Success consists in the overcoming of difficulties. All men and women who have made a success of any kind have done so by overcoming difficulties. There was a time when laying a telegraph line from New York to Boston presented many difficulties. Then there was a time when doing that was easy, but laying the Atlantic cable presented difficulties. Later on, marine cable laying became a routine business, but radio across the ocean presented problems that for a time were insuperable.
If you have a personal disability that seems to keep you from success, do not accept it as such, but capitalize on it and use it as the instrument for your success. H. G. Wells had to give up a dull underpaid job because of ill health, so he stayed at home and wrote successful books and became a world-known author instead. Edison was stone deaf and decided that this would enable him to concentrate better on his inventions. Theodore Roosevelt was a sickly child, very shortsighted and nervous. However, he worked hard to develop his body and became, as we know, a strong husky open-air man and big game hunter.
The owner of a fashionable dress business in London was the wife of a struggling clerk, who was stricken with tuberculosis. She had never been in business, and had no training, and found herself having to support a husband and two children. She started with nothing but good taste in clothes and a belief in prayer.
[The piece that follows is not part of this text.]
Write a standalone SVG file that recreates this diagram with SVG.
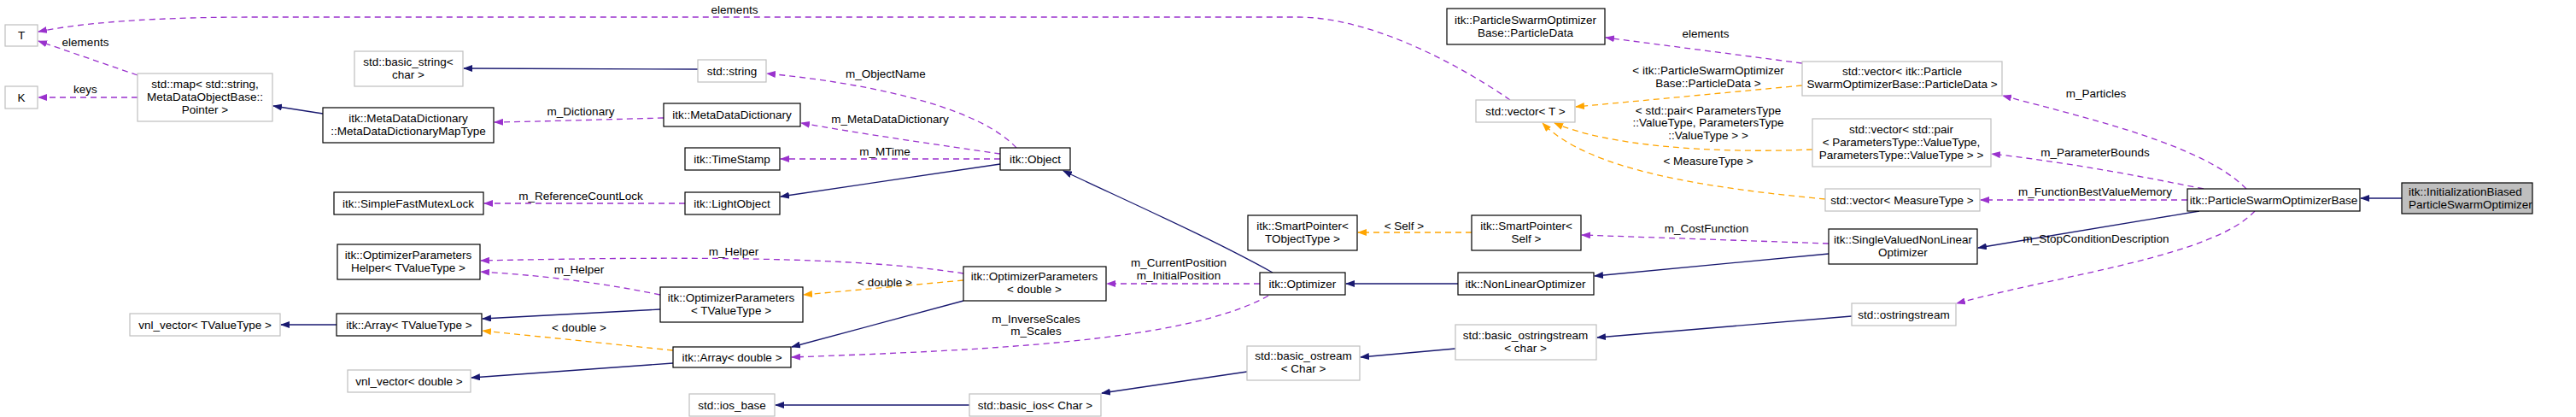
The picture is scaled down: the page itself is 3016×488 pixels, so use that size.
<svg xmlns="http://www.w3.org/2000/svg" width="3016" height="488" viewBox="0 0 3016 488">
<style>
text{font-family:"Liberation Sans",Arial,sans-serif;font-size:13.5px;fill:#000;text-anchor:middle}
.n rect{fill:#fff;stroke:#000;stroke-width:1.2}
.u rect{fill:#fff;stroke:#bfbfbf;stroke-width:1.2}
.s{fill:none;stroke:#191970;stroke-width:1.3;marker-end:url(#an)}
.p{fill:none;stroke:#9a32cd;stroke-width:1.3;stroke-dasharray:7,5;marker-end:url(#ap)}
.o{fill:none;stroke:#ffa500;stroke-width:1.3;stroke-dasharray:7,5;marker-end:url(#ao)}
</style>
<defs>
<marker id="an" markerWidth="11" markerHeight="8" refX="10" refY="4" orient="auto" markerUnits="userSpaceOnUse"><path d="M0,0 L11,4 L0,8z" fill="#191970"/></marker>
<marker id="ap" markerWidth="11" markerHeight="8" refX="10" refY="4" orient="auto" markerUnits="userSpaceOnUse"><path d="M0,0 L11,4 L0,8z" fill="#9a32cd"/></marker>
<marker id="ao" markerWidth="11" markerHeight="8" refX="10" refY="4" orient="auto" markerUnits="userSpaceOnUse"><path d="M0,0 L11,4 L0,8z" fill="#ffa500"/></marker>
</defs>
<g id="connectors">
<path class="s" d="M2812,232 L2764,232"/>
<path class="s" d="M2575,247 L2316,290"/>
<path class="p" d="M2630,221 C2580,170 2450,140 2345,112"/>
<path class="p" d="M2580,221 C2500,205 2420,190 2332,180"/>
<path class="p" d="M2561,234 L2319,234"/>
<path class="p" d="M2640,247 C2590,300 2420,320 2291,355"/>
<path class="s" d="M2141,297 L1867,323"/>
<path class="p" d="M2141,285 L1852,275"/>
<path class="o" d="M1723,272 L1590,272"/>
<path class="s" d="M1707,332 L1576,332"/>
<path class="s" d="M1490,319 C1420,280 1330,240 1245,200"/>
<path class="p" d="M1475,332 L1296,332"/>
<path class="p" d="M1485,346 C1390,400 1150,410 927,418"/>
<path class="p" d="M1190,173 C1150,130 1040,100 898,86"/>
<path class="p" d="M1171,180 C1100,170 1000,155 938,144"/>
<path class="p" d="M1171,186 L914,186"/>
<path class="s" d="M1171,192 L914,230"/>
<path class="p" d="M802,238 L567,238"/>
<path class="p" d="M777,138 C700,140 640,142 579,143"/>
<path class="s" d="M378,133 L320,124"/>
<path class="p" d="M161,88 L45,48"/>
<path class="p" d="M161,114 L45,114"/>
<path class="s" d="M817,81 L543,80"/>
<path class="p" d="M1768,117 C1700,70 1600,20 1520,20 L300,20 C150,20 80,30 45,37"/>
<path class="p" d="M2110,74 L1880,44"/>
<path class="o" d="M2110,100 L1845,125"/>
<path class="o" d="M2122,175 C2000,180 1880,170 1820,144"/>
<path class="o" d="M2137,233 C2000,220 1860,200 1806,144"/>
<path class="o" d="M1128,328 L941,345"/>
<path class="p" d="M1128,320 C1000,300 800,300 563,305"/>
<path class="p" d="M773,345 C700,330 630,322 563,318"/>
<path class="s" d="M1128,352 L927,406"/>
<path class="s" d="M773,362 L565,373"/>
<path class="o" d="M788,410 L565,387"/>
<path class="s" d="M788,425 L552,442"/>
<path class="s" d="M394,380 L329,380"/>
<path class="s" d="M1704,408 L1593,418"/>
<path class="s" d="M2168,370 L1870,395"/>
<path class="s" d="M1460,435 L1290,460"/>
<path class="s" d="M1135,474 L908,474"/>
</g>
<g id="labels">
<text x="100" y="54">elements</text>
<text x="100" y="109">keys</text>
<text x="860" y="16">elements</text>
<text x="1037" y="91">m_ObjectName</text>
<text x="1042" y="144">m_MetaDataDictionary</text>
<text x="1036" y="182">m_MTime</text>
<text x="680" y="234">m_ReferenceCountLock</text>
<text x="680" y="135">m_Dictionary</text>
<text x="678" y="320">m_Helper</text>
<text x="678" y="388">&lt; double &gt;</text>
<text x="859" y="299">m_Helper</text>
<text x="1036" y="335">&lt; double &gt;</text>
<text x="1380" y="312">m_CurrentPosition</text>
<text x="1380" y="327">m_InitialPosition</text>
<text x="1213" y="378">m_InverseScales</text>
<text x="1213" y="392">m_Scales</text>
<text x="1997" y="44">elements</text>
<text x="2000" y="87">&lt; itk::ParticleSwarmOptimizer</text>
<text x="2000" y="102">Base::ParticleData &gt;</text>
<text x="2000" y="134">&lt; std::pair&lt; ParametersType</text>
<text x="2000" y="148">::ValueType, ParametersType</text>
<text x="2000" y="163">::ValueType &gt; &gt;</text>
<text x="2000" y="193">&lt; MeasureType &gt;</text>
<text x="1644" y="269">&lt; Self &gt;</text>
<text x="1998" y="272">m_CostFunction</text>
<text x="2454" y="114">m_Particles</text>
<text x="2453" y="183">m_ParameterBounds</text>
<text x="2453" y="229">m_FunctionBestValueMemory</text>
<text x="2454" y="284">m_StopConditionDescription</text>
</g>
<g id="T" class="u"><rect x="6" y="29" width="38" height="25"/><text x="25" y="46">T</text></g>
<g id="K" class="u"><rect x="6" y="101" width="38" height="26"/><text x="25" y="119">K</text></g>
<g id="stdmap" class="u"><rect x="161" y="86" width="158" height="56"/><text x="240" y="103">std::map&lt; std::string,</text><text x="240" y="118">MetaDataObjectBase::</text><text x="240" y="133">Pointer &gt;</text></g>
<g id="basic_string" class="u"><rect x="415" y="60" width="127" height="41"/><text x="478" y="77">std::basic_string&lt;</text><text x="478" y="92">char &gt;</text></g>
<g id="MapType" class="n"><rect x="378" y="126" width="200" height="41"/><text x="478" y="143">itk::MetaDataDictionary</text><text x="478" y="158">::MetaDataDictionaryMapType</text></g>
<g id="Mutex" class="n"><rect x="391" y="225" width="175" height="26"/><text x="478" y="243">itk::SimpleFastMutexLock</text></g>
<g id="OPHelper" class="n"><rect x="395" y="286" width="167" height="41"/><text x="478" y="303">itk::OptimizerParameters</text><text x="478" y="318">Helper&lt; TValueType &gt;</text></g>
<g id="ArrayT" class="n"><rect x="394" y="367" width="170" height="26"/><text x="479" y="385">itk::Array&lt; TValueType &gt;</text></g>
<g id="vnlT" class="u"><rect x="152" y="367" width="176" height="26"/><text x="240" y="385">vnl_vector&lt; TValueType &gt;</text></g>
<g id="vnlD" class="u"><rect x="407" y="433" width="144" height="26"/><text x="479" y="451">vnl_vector&lt; double &gt;</text></g>
<g id="stdstring" class="u"><rect x="817" y="70" width="80" height="26"/><text x="857" y="88">std::string</text></g>
<g id="MDD" class="n"><rect x="777" y="121" width="160" height="27"/><text x="857" y="139">itk::MetaDataDictionary</text></g>
<g id="TimeStamp" class="n"><rect x="802" y="173" width="111" height="26"/><text x="857" y="191">itk::TimeStamp</text></g>
<g id="LightObject" class="n"><rect x="802" y="225" width="111" height="26"/><text x="857" y="243">itk::LightObject</text></g>
<g id="Object" class="n"><rect x="1171" y="173" width="82" height="26"/><text x="1212" y="191">itk::Object</text></g>
<g id="OPD" class="n"><rect x="1128" y="312" width="167" height="40"/><text x="1211" y="328">itk::OptimizerParameters</text><text x="1211" y="343">&lt; double &gt;</text></g>
<g id="OPT" class="n"><rect x="773" y="336" width="167" height="41"/><text x="856" y="353">itk::OptimizerParameters</text><text x="856" y="368">&lt; TValueType &gt;</text></g>
<g id="ArrayD" class="n"><rect x="788" y="406" width="138" height="24"/><text x="857" y="423">itk::Array&lt; double &gt;</text></g>
<g id="ios_base" class="u"><rect x="807" y="461" width="100" height="26"/><text x="857" y="479">std::ios_base</text></g>
<g id="basic_ios" class="u"><rect x="1135" y="461" width="154" height="26"/><text x="1212" y="479">std::basic_ios&lt; Char &gt;</text></g>
<g id="Optimizer" class="n"><rect x="1475" y="319" width="100" height="26"/><text x="1525" y="337">itk::Optimizer</text></g>
<g id="SPT" class="n"><rect x="1461" y="252" width="128" height="41"/><text x="1525" y="269">itk::SmartPointer&lt;</text><text x="1525" y="284">TObjectType &gt;</text></g>
<g id="basic_ostream" class="u"><rect x="1460" y="405" width="132" height="40"/><text x="1526" y="421">std::basic_ostream</text><text x="1526" y="436">&lt; Char &gt;</text></g>
<g id="ParticleData" class="n"><rect x="1694" y="10" width="185" height="42"/><text x="1786" y="28">itk::ParticleSwarmOptimizer</text><text x="1786" y="43">Base::ParticleData</text></g>
<g id="vectorT" class="u"><rect x="1728" y="117" width="116" height="26"/><text x="1786" y="135">std::vector&lt; T &gt;</text></g>
<g id="SPS" class="n"><rect x="1723" y="252" width="128" height="41"/><text x="1787" y="269">itk::SmartPointer&lt;</text><text x="1787" y="284">Self &gt;</text></g>
<g id="NLO" class="n"><rect x="1707" y="319" width="159" height="26"/><text x="1786" y="337">itk::NonLinearOptimizer</text></g>
<g id="basic_ostringstream" class="u"><rect x="1704" y="380" width="165" height="41"/><text x="1786" y="397">std::basic_ostringstream</text><text x="1786" y="412">&lt; char &gt;</text></g>
<g id="vectorPD" class="u"><rect x="2110" y="72" width="234" height="40"/><text x="2227" y="88">std::vector&lt; itk::Particle</text><text x="2227" y="103">SwarmOptimizerBase::ParticleData &gt;</text></g>
<g id="vectorPair" class="u"><rect x="2122" y="139" width="209" height="56"/><text x="2226" y="156">std::vector&lt; std::pair</text><text x="2226" y="171">&lt; ParametersType::ValueType,</text><text x="2226" y="186">ParametersType::ValueType &gt; &gt;</text></g>
<g id="vectorMeasure" class="u"><rect x="2137" y="221" width="181" height="26"/><text x="2227" y="239">std::vector&lt; MeasureType &gt;</text></g>
<g id="SVNLO" class="n"><rect x="2141" y="268" width="174" height="41"/><text x="2228" y="285">itk::SingleValuedNonLinear</text><text x="2228" y="300">Optimizer</text></g>
<g id="ostringstream" class="u"><rect x="2168" y="355" width="122" height="26"/><text x="2229" y="373">std::ostringstream</text></g>
<g id="PSOBase" class="n"><rect x="2561" y="221" width="202" height="26"/><text x="2662" y="239">itk::ParticleSwarmOptimizerBase</text></g>
<g id="InitBiased" class="n"><rect x="2812" y="214" width="153" height="36" style="fill:#bfbfbf"/><text x="2820" y="229" style="text-anchor:start">itk::InitializationBiased</text><text x="2820" y="244" style="text-anchor:start">ParticleSwarmOptimizer</text></g>
</svg>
… To him that overcometh with I give to eat of the tree of life (Revelation 2:7).
We all face difficulties in our lives. It is the reality of physical existence. Yet, this too is part of God’s plan for us. It is how we deal with these rough times that define us and our problems. You see, without the tension and stress that comes with material existence, we would never grow or develop into the spiritual beings God created us the become.
When we see God in the midst of the difficulty, we then can see the blessings therein. Then, we can seek those blessings by following God’s will in how we respond to the trouble. We overcome the problem by using them to draw closer to God and God’s will for us.
Ask not “why me, Lord?”, but say “your will be done, Lord”. Then do it.